Based on the foregoing, the present disclosure provides an efficient and effective system (such as the system 10) and method (such as the method 20) for maintenance of inkjet printers that enable the inkjet printers to print effectively even after being left open for an extended time period. The system and the method of the present disclosure reduce the amount of printing required to open clogged nozzles of printheads of the inkjet printers. Further, the system and the method provide an improved quality of a first image, thereby resulting in less wastage of resources. Also, the system and the method provide a second image with an improved readability even when printed at 150 dots per inch (dpi) and at low speed. The system and the method are capable of utilizing an insignificant amount of ink while maintaining the inkjet printers. Furthermore, the system and the method are adapted as self-contained features within a printing subsystem.
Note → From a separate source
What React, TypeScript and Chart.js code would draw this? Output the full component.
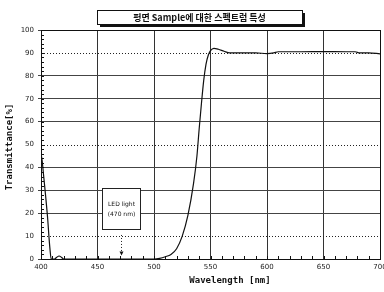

The foregoing description of several embodiments of the present disclosure has been presented for purposes of illustration. It is not intended to be exhaustive or to limit the disclosure to the precise forms disclosed, and obviously many modifications and variations are possible in light of the above teaching. It is intended that the scope of the disclosure be defined by the claims appended hereto.

Claims

1. An imaging device, comprising:

a controller configured to receive from a host device imaging data at a first resolution; and

at least one printhead having fluid ejection elements caused to fire or not by the controller, wherein the controller increases the imaging data at the first resolution to imaging data at a second resolution that is higher than the first resolution of the imaging data so the fluid ejection elements operate more frequently to eject fluid onto a recording medium into an image corresponding to the imaging data at the second resolution than the fluid ejection elements would otherwise operate at the first resolution of the imaging data,

wherein the controller is configured to increase the imaging data at the first resolution to the imaging data at the second resolution after the imaging device is idle for a predetermined period of time.

2. The imaging device of claim 1, wherein the controller is configured to said increase the imaging data at the first resolution to the imaging data at the second resolution when a frequency of firing of the fluid ejection elements with the imaging data at the first resolution is less than about 6 khz.

3. The imaging device of claim 1, wherein the controller is further configured to maintain the imaging data at the second resolution for the at least one printhead for a distance of about one to three inches of printing.

4. The imaging device of claim 1, wherein the controller is configured to said increase the imaging data at the first resolution to the imaging data at the second resolution when the imaging device is initially powered on.

5. The imaging device of claim 1, wherein the controller is configured to said increase the imaging data at the first resolution to the imaging data at the second resolution when a predetermined time limit has been exceeded since imaging a previous imaging job with the fluid ejection elements.